» WORK INSTRUCTIONS:
Both the line containing "Write the matplotlib code for this chart." and the line containing "[7.91], [1.54], []]" belong in the copy, as do all lines between them, copied exactly; pictures do not.

» GIVEN INFORMATION:

** Begin **

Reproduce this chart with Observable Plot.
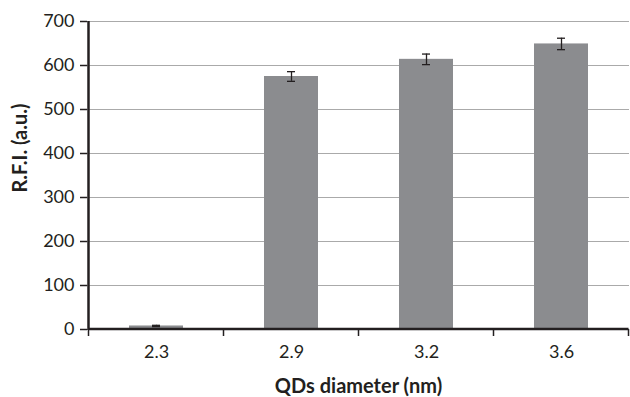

** End **
** Begin **

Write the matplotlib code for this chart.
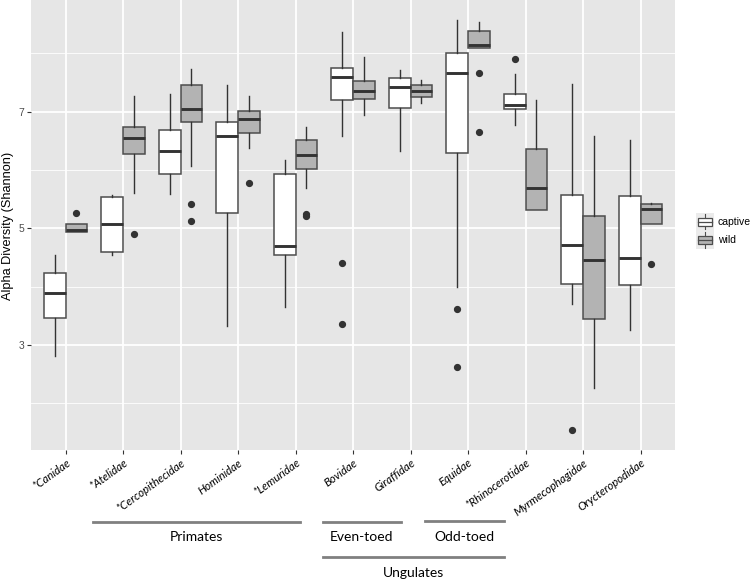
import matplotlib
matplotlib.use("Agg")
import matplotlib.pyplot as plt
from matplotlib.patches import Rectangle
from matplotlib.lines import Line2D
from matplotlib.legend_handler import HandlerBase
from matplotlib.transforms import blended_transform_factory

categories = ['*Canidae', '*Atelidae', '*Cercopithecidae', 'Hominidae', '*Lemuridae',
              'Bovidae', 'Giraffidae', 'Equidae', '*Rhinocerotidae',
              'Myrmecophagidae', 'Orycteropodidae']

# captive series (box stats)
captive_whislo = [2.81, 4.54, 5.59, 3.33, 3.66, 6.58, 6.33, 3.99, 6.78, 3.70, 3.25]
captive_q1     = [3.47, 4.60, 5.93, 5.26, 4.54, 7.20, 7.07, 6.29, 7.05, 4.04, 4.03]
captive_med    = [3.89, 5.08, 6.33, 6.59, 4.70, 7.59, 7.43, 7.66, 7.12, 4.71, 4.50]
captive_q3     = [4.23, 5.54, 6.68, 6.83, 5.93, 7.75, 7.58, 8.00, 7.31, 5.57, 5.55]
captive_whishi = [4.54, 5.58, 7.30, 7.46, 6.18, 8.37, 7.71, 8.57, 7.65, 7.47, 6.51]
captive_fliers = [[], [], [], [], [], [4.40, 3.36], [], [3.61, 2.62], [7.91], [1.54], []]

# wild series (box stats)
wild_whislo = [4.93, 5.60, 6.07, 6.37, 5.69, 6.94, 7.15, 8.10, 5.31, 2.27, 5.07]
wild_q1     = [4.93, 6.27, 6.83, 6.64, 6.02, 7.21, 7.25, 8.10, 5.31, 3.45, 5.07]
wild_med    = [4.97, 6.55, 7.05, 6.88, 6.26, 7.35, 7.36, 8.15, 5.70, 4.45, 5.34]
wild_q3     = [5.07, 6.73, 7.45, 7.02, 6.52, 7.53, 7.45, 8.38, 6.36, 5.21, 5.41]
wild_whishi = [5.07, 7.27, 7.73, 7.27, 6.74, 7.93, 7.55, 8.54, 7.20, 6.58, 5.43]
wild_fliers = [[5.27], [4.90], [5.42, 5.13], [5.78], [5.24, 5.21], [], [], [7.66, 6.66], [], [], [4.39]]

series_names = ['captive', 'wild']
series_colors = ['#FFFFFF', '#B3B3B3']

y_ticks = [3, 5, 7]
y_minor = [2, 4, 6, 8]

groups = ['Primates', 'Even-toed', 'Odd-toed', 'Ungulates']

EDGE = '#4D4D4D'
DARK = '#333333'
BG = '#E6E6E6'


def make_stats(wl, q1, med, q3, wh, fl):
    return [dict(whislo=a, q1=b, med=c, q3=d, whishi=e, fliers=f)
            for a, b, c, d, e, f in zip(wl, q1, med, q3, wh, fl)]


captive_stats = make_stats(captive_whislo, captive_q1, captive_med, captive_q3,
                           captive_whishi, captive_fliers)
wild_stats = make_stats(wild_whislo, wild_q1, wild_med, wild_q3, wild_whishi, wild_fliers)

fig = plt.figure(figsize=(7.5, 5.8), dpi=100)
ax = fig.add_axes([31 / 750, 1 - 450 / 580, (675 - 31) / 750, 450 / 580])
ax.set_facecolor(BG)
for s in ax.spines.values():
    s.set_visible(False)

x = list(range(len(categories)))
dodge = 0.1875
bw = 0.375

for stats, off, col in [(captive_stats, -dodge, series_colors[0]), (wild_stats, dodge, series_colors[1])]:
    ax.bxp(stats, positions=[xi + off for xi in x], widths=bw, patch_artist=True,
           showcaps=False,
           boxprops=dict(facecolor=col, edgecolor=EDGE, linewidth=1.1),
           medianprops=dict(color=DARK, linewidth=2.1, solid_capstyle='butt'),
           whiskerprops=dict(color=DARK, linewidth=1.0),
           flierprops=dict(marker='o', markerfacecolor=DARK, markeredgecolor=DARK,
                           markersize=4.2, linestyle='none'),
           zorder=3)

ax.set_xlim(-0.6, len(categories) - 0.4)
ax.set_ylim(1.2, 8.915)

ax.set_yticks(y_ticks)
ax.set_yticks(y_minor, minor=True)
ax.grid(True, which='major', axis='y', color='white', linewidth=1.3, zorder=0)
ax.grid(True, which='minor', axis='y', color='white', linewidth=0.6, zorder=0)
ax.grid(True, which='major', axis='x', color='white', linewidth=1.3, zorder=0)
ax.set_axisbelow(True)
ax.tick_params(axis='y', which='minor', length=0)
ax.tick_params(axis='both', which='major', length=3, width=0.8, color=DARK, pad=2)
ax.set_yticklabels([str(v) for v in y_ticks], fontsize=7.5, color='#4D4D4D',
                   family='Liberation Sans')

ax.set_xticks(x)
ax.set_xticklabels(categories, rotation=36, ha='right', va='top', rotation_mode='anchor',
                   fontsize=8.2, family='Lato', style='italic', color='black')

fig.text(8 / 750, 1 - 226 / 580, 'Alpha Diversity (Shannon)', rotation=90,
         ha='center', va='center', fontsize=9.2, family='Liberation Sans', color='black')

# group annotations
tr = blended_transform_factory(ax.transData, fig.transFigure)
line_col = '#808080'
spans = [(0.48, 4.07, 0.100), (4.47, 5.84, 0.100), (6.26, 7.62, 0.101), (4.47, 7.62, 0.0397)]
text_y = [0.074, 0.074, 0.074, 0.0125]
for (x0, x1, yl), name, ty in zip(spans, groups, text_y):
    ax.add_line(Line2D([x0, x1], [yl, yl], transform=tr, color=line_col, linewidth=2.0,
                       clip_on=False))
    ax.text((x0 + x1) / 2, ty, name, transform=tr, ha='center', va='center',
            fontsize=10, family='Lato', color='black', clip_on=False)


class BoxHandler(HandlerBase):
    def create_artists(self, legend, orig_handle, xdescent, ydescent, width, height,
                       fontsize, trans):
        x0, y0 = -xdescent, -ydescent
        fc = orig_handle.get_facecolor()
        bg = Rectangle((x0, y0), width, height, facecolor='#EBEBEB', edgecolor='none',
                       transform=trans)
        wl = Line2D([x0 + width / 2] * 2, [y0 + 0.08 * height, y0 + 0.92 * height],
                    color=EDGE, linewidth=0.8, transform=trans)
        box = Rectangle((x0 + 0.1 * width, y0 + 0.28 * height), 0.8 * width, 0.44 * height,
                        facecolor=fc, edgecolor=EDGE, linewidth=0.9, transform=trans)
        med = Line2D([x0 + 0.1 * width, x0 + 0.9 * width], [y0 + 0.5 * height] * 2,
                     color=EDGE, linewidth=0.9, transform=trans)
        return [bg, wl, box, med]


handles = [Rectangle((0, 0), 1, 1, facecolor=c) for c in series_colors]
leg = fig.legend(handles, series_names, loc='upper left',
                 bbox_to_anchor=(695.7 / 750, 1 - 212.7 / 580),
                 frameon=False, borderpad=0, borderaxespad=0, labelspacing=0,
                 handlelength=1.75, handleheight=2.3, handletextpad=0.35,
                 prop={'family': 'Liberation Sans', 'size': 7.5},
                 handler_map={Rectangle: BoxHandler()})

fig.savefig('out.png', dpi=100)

** End **

» TASK SOLUTION:
Write the matplotlib code for this chart.
import matplotlib
matplotlib.use("Agg")
import matplotlib.pyplot as plt
from matplotlib.patches import Rectangle
from matplotlib.lines import Line2D
from matplotlib.legend_handler import HandlerBase
from matplotlib.transforms import blended_transform_factory

categories = ['*Canidae', '*Atelidae', '*Cercopithecidae', 'Hominidae', '*Lemuridae',
              'Bovidae', 'Giraffidae', 'Equidae', '*Rhinocerotidae',
              'Myrmecophagidae', 'Orycteropodidae']

# captive series (box stats)
captive_whislo = [2.81, 4.54, 5.59, 3.33, 3.66, 6.58, 6.33, 3.99, 6.78, 3.70, 3.25]
captive_q1     = [3.47, 4.60, 5.93, 5.26, 4.54, 7.20, 7.07, 6.29, 7.05, 4.04, 4.03]
captive_med    = [3.89, 5.08, 6.33, 6.59, 4.70, 7.59, 7.43, 7.66, 7.12, 4.71, 4.50]
captive_q3     = [4.23, 5.54, 6.68, 6.83, 5.93, 7.75, 7.58, 8.00, 7.31, 5.57, 5.55]
captive_whishi = [4.54, 5.58, 7.30, 7.46, 6.18, 8.37, 7.71, 8.57, 7.65, 7.47, 6.51]
captive_fliers = [[], [], [], [], [], [4.40, 3.36], [], [3.61, 2.62], [7.91], [1.54], []]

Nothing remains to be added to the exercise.